Сохранилось множество выдающихся свидетельств жертв холокоста, но одно из самых удивительных открылось миру только шестьдесят лет спустя после смерти автора. Ирен Немировски родилась в Киеве в 1903 г. в семье богатого банкира, который переехал от украинских гетто и погромов в большой особняк в Санкт-Петербурге. Единственный ребенок, она выросла в роскоши, регулярно путешествуя с семьей во Францию. Немировски сбежали от революции в 1917 г., претерпели немало страданий, прежде чем два года спустя сумели добраться до Парижа, где отец снова заработал себе состояние. Ирен писала с четырнадцатилетнего возраста. В 1927 г. она опубликовала свою первую новеллу; к началу войны Ирен занимала прочное место во французской литературе как автор девяти романов, в том числе одного экранизированного, была замужем и растила двух дочерей. В 1940 г., когда немцы оккупировали Париж, она уехала в деревню Исси-л’Эвек, департамент Соны и Луары, сняла там дом.

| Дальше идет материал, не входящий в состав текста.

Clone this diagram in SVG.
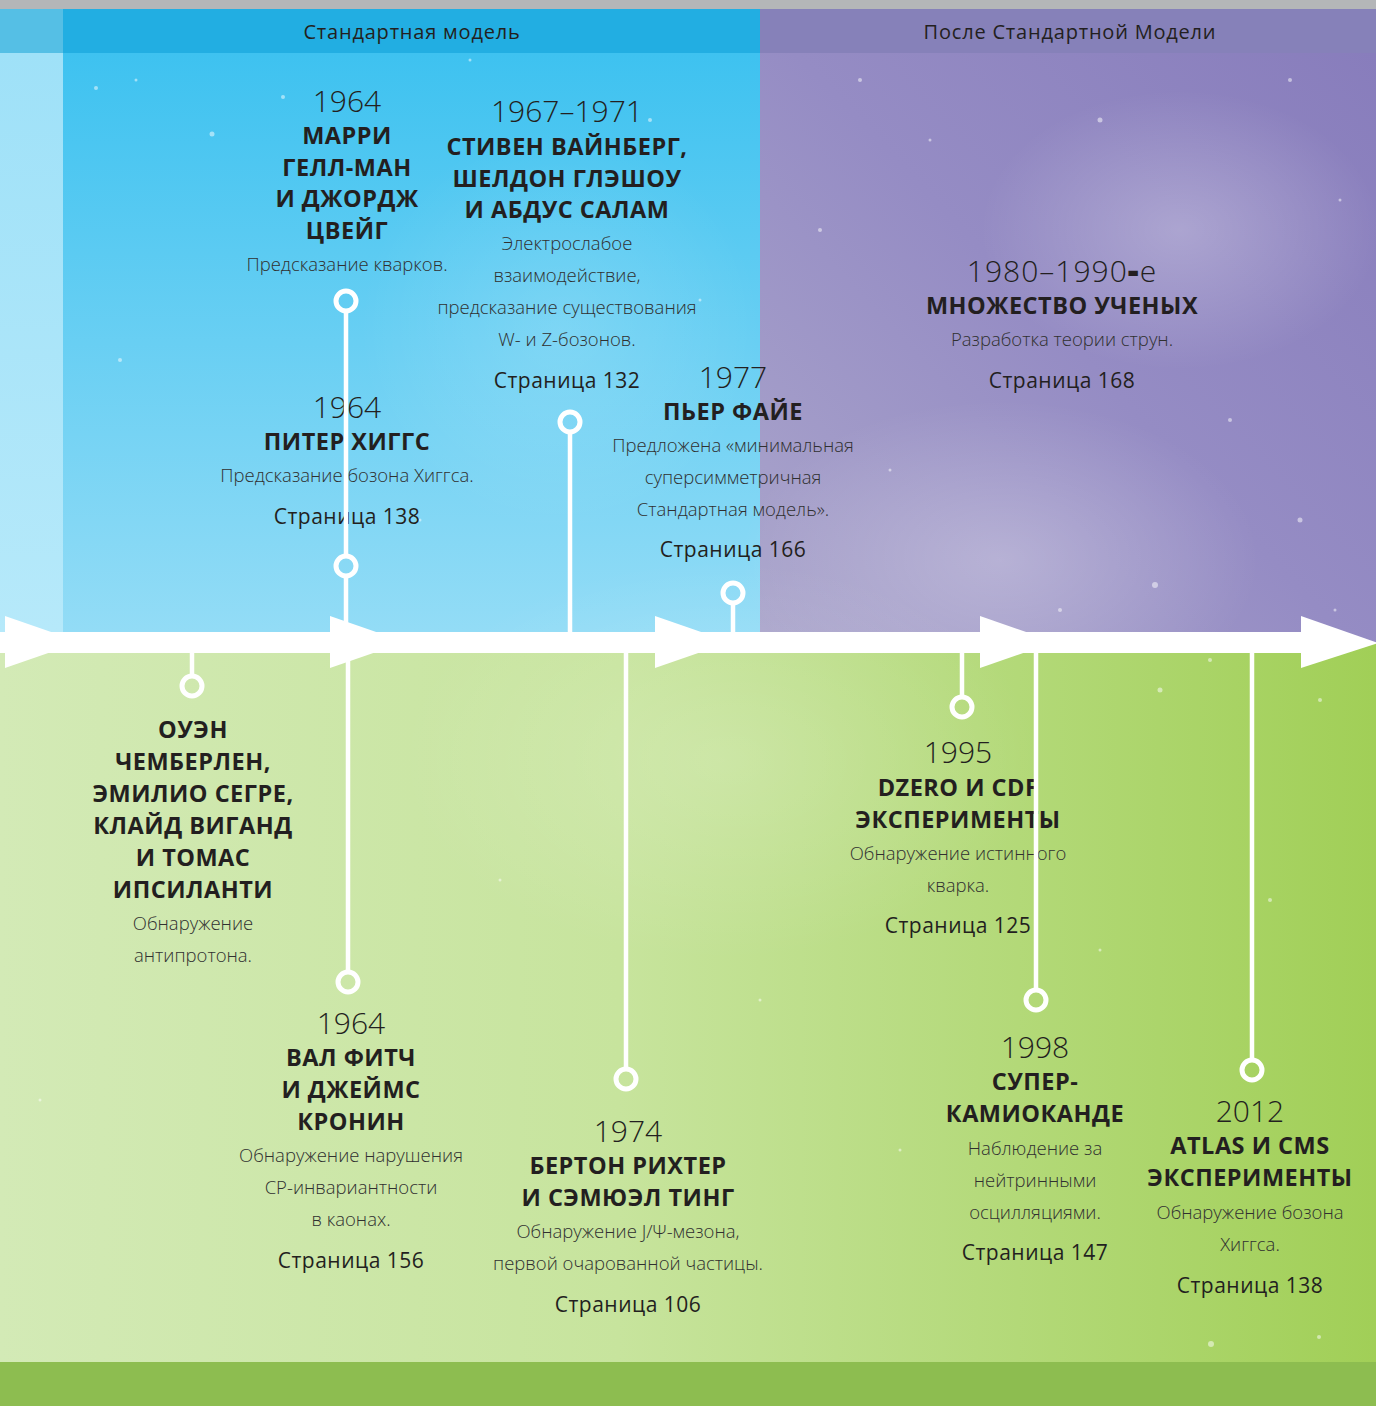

В следующем году Ирен приступила к написанию трилогии о войне, сравнимой по эпическому размаху со знаменитым романом Льва Толстого. Она не питала иллюзий по поводу собственной участи, и в 1942 г. в отчаянии написала: «Пусть уж это закончится так или иначе!» Несмотря на обращение Немировски в католичество, спастись от развязанной нацистской охоты на ее единоплеменников Ирен не было суждено: 13 июля она была арестована французской полицией и депортирована в Освенцим, а 17 августа ее убили в Биркенау (Бжезинке). Вскоре погиб и ее муж.

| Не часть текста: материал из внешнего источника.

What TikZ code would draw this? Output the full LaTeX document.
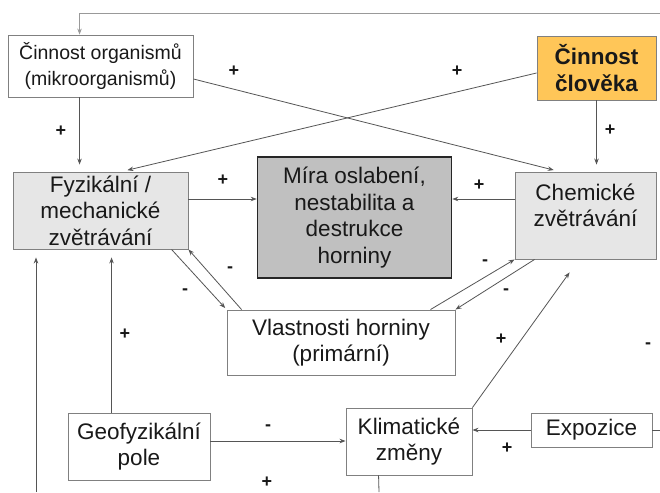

Немировски успела завершить первые два тома своей замечательной работы. Ее дочери, которые скрывались и выжили, чудесным образом спасли ее рукописи, заполненные мельчайшим шрифтом: не хватало чернил и бумаги. Более полувека дочери не могли найти в себе силы прочитать то, что осталось им на память от матери. Затем одна из них, Дениз, кропотливо расшифровала рукопись с помощью увеличительного стекла и не без колебаний передала ее издателю. «Французская сюита» была опубликована во Франции в 2004 г. и стала мировой сенсацией. Первый том воссоздает жизнь Франции июня 1940 г., судьбу миллионов беженцев. Второй описывает отношения между немецким солдатом оккупационной армии и француженкой. Поразительно, как эта писательница-еврейка, сознавая свою обреченность, с пронзительным состраданием передает чувства и поведение тех, кто станет ее убийцами. Ее описание французского общества во время оккупации, его страданий, тихих проявлений мужества, а также предательств, составляет одно из самых замечательных литературных достояний войны. Холодный, взвешенный анализ уравновешивается горячим состраданием, явленным тогда, когда автор сама ожидала смерти и знала, что в ее гибели французы пособничают немцам. Теперь Немировски получила признание как один из самых замечательных свидетелей своего времени и трагедии своего народа.